Aim: Restate the listing that follows word for word, without its pictures.

Recorded data:
<<<<

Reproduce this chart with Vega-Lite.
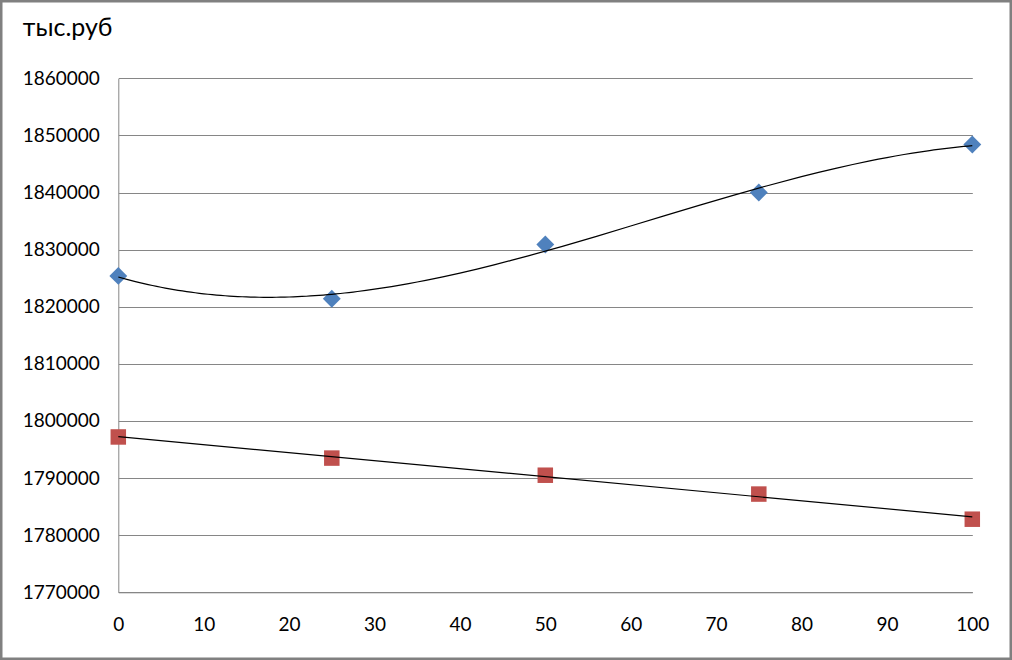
{
  "$schema": "https://vega.github.io/schema/vega-lite/v6.json",
  "width": 1012,
  "height": 660,
  "autosize": {"type": "none"},
  "padding": 0,
  "background": "white",
  "config": {
    "view": {"stroke": "#808080", "strokeWidth": 5},
    "font": "Lato",
    "axis": {"labelFont": "Lato", "titleFont": "Lato"}
  },
  "data": {
    "values": [
      {"x": 0, "series": "A", "value": 1825400},
      {"x": 25, "series": "A", "value": 1821400},
      {"x": 50, "series": "A", "value": 1830900},
      {"x": 75, "series": "A", "value": 1840000},
      {"x": 100, "series": "A", "value": 1848400},
      {"x": 0, "series": "B", "value": 1797200},
      {"x": 25, "series": "B", "value": 1793500},
      {"x": 50, "series": "B", "value": 1790500},
      {"x": 75, "series": "B", "value": 1787200},
      {"x": 100, "series": "B", "value": 1782800}
    ]
  },
  "encoding": {
    "x": {
      "field": "x",
      "type": "quantitative",
      "scale": {"domain": [0, 100], "range": [118.3, 972.3], "nice": false, "zero": false},
      "axis": {
        "values": [0, 10, 20, 30, 40, 50, 60, 70, 80, 90, 100],
        "format": "d",
        "offset": -67.7,
        "grid": false,
        "ticks": false,
        "domain": true,
        "domainColor": "#868686",
        "domainWidth": 1,
        "labelFontSize": 19,
        "labelColor": "#000000",
        "labelPadding": 23,
        "labelFlush": false,
        "labelOverlap": false,
        "title": null
      }
    },
    "y": {
      "field": "value",
      "type": "quantitative",
      "scale": {"domain": [1770000, 1860000], "range": [592.3, 78.3], "nice": false, "zero": false},
      "axis": {
        "values": [1770000, 1780000, 1790000, 1800000, 1810000, 1820000, 1830000, 1840000, 1850000, 1860000],
        "format": "d",
        "offset": -118.3,
        "grid": true,
        "gridColor": "#868686",
        "gridWidth": 1,
        "ticks": false,
        "domain": true,
        "domainColor": "#868686",
        "domainWidth": 1,
        "labelFontSize": 19,
        "labelColor": "#000000",
        "labelPadding": 19,
        "labelFlush": false,
        "labelOverlap": false,
        "title": "тыс.руб",
        "titleAngle": 0,
        "titleAlign": "left",
        "titleBaseline": "alphabetic",
        "titleX": -96,
        "titleY": 35,
        "titleFontSize": 25,
        "titleFontWeight": "normal",
        "titleColor": "#000000"
      }
    }
  },
  "layer": [
    {
      "mark": {"type": "point", "filled": true, "opacity": 1},
      "encoding": {
        "color": {"field": "series", "type": "nominal", "scale": {"domain": ["A", "B"], "range": ["#4F81BD", "#C0504D"]}, "legend": null},
        "shape": {"field": "series", "type": "nominal", "scale": {"domain": ["A", "B"], "range": ["diamond", "square"]}, "legend": null},
        "size": {"field": "series", "type": "nominal", "scale": {"domain": ["A", "B"], "range": [320, 240]}, "legend": null}
      }
    },
    {
      "transform": [
        {"filter": "datum.series === 'A'"},
        {"regression": "value", "on": "x", "method": "poly", "order": 3, "extent": [0, 100]}
      ],
      "mark": {"type": "line", "color": "#000000", "strokeWidth": 1.2},
      "encoding": {}
    },
    {
      "transform": [
        {"filter": "datum.series === 'B'"},
        {"regression": "value", "on": "x", "method": "linear", "extent": [0, 100]}
      ],
      "mark": {"type": "line", "color": "#000000", "strokeWidth": 1.2},
      "encoding": {}
    }
  ]
}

>>>>

Written solution:
Reproduce this chart with Vega-Lite.
{
  "$schema": "https://vega.github.io/schema/vega-lite/v6.json",
  "width": 1012,
  "height": 660,
  "autosize": {"type": "none"},
  "padding": 0,
  "background": "white",
  "config": {
    "view": {"stroke": "#808080", "strokeWidth": 5},
    "font": "Lato",
    "axis": {"labelFont": "Lato", "titleFont": "Lato"}
  },
  "data": {
    "values": [
      {"x": 0, "series": "A", "value": 1825400},
      {"x": 25, "series": "A", "value": 1821400},
      {"x": 50, "series": "A", "value": 1830900},
      {"x": 75, "series": "A", "value": 1840000},
      {"x": 100, "series": "A", "value": 1848400},
      {"x": 0, "series": "B", "value": 1797200},
      {"x": 25, "series": "B", "value": 1793500},
      {"x": 50, "series": "B", "value": 1790500},
      {"x": 75, "series": "B", "value": 1787200},
      {"x": 100, "series": "B", "value": 1782800}
    ]
  },
  "encoding": {
    "x": {
      "field": "x",
      "type": "quantitative",
      "scale": {"domain": [0, 100], "range": [118.3, 972.3], "nice": false, "zero": false},
      "axis": {
        "values": [0, 10, 20, 30, 40, 50, 60, 70, 80, 90, 100],
        "format": "d",
        "offset": -67.7,
        "grid": false,
        "ticks": false,
        "domain": true,
        "domainColor": "#868686",
        "domainWidth": 1,
        "labelFontSize": 19,
        "labelColor": "#000000",
        "labelPadding": 23,
        "labelFlush": false,
        "labelOverlap": false,
        "title": null
      }
    },
    "y": {
      "field": "value",
      "type": "quantitative",
      "scale": {"domain": [1770000, 1860000], "range": [592.3, 78.3], "nice": false, "zero": false},
      "axis": {
        "values": [1770000, 1780000, 1790000, 1800000, 1810000, 1820000, 1830000, 1840000, 1850000, 1860000],
        "format": "d",
        "offset": -118.3,
        "grid": true,
        "gridColor": "#868686",
        "gridWidth": 1,
        "ticks": false,
        "domain": true,
        "domainColor": "#868686",
        "domainWidth": 1,
        "labelFontSize": 19,
        "labelColor": "#000000",
        "labelPadding": 19,
        "labelFlush": false,
        "labelOverlap": false,
        "title": "тыс.руб",
        "titleAngle": 0,
        "titleAlign": "left",
        "titleBaseline": "alphabetic",
        "titleX": -96,
        "titleY": 35,
        "titleFontSize": 25,
        "titleFontWeight": "normal",
        "titleColor": "#000000"
      }
    }
  },
  "layer": [
    {
      "mark": {"type": "point", "filled": true, "opacity": 1},
      "encoding": {
        "color": {"field": "series", "type": "nominal", "scale": {"domain": ["A", "B"], "range": ["#4F81BD", "#C0504D"]}, "legend": null},
        "shape": {"field": "series", "type": "nominal", "scale": {"domain": ["A", "B"], "range": ["diamond", "square"]}, "legend": null},
        "size": {"field": "series", "type": "nominal", "scale": {"domain": ["A", "B"], "range": [320, 240]}, "legend": null}
      }
    },
    {
      "transform": [
        {"filter": "datum.series === 'A'"},
        {"regression": "value", "on": "x", "method": "poly", "order": 3, "extent": [0, 100]}
      ],
      "mark": {"type": "line", "color": "#000000", "strokeWidth": 1.2},
      "encoding": {}
    },
    {
      "transform": [
        {"filter": "datum.series === 'B'"},
        {"regression": "value", "on": "x", "method": "linear", "extent": [0, 100]}
      ],
      "mark": {"type": "line", "color": "#000000", "strokeWidth": 1.2},
      "encoding": {}
    }
  ]
}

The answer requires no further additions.